8. The method of claim 7, further comprising:

validating, by the blockchain network, the patch request; and

sending, by the blockchain network, to the patch initiator a list of possible configurations of a hardware security module in the network element based upon the patch request.

9. The method of claim 8, further comprising:

sending, by the patch initiator, to the network element a payload including the list of possible configurations, a patch for the network element, and a set of commands to write the result of the patching process to the hardware security module.

10. The method of claim 9, wherein, the BN verifies that the network element has been patched within a time window T specified by the blockchain network.

11. The method of claim 1, wherein remote agent resides in the blockchain network.

12. The method of claim 1, wherein, the remote agent resides in a network device separate from the network element.

13. A non-transitory machine-readable storage medium encoded with instructions for accepting and verifying a patch request to patch a network element from a patch initiator using a remote agent, comprising:

instructions for receiving, by the remote agent, a request from a blockchain network to check the patch status of the network element;

instructions for sending, by the remote agent, a patch status request to the network element;

instructions for receiving, by the remote agent, the patch status from the network element; and

instructions for transmitting, by the remote agent, the patch status of the network element to the blockchain element.

14. The non-transitory machine-readable storage medium of claim 13, wherein the patch status is received from a secure storage in the network element.

15. The non-transitory machine-readable storage medium of claim 13, wherein the remote agent sends the patch status request after a time window T.

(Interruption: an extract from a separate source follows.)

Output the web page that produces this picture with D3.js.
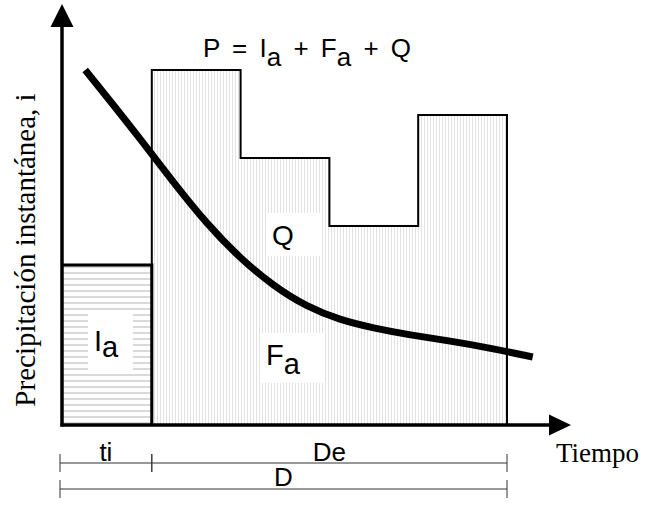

16. The non-transitory machine-readable storage medium of claim 15, wherein the blockchain network sends the time window T to the patch initiator.

17. The non-transitory machine-readable storage medium of claim 16, further comprising patching the network element by the patch initiator in the time window T.

18. A remote agent device for use in accepting and verifying a patch request to patch a network element from a patch initiator, comprising:

memory; and

a processor connected to the memory, the processor configured to:

receive a request from a blockchain network to check the patch status of the network element;

send a patch status request to the network element;

receive the patch status from the network element; and

transmit the patch status of the network element to the blockchain element.

19. The remote agent device of claim 18, wherein the patch status is received from a secure storage in the network element.

20. The remote agent device of claim 18, wherein the remote agent sends the patch status request after a time window T.

21. The remote agent device of claim 20, wherein the blockchain network sends the time window T to the patch initiator.

22. The remote agent device of claim 18, wherein the remote agent device resides in the blockchain network.

23. The remote agent device of claim 18, wherein the remote agent device resides in an auxiliary device separate from the network element.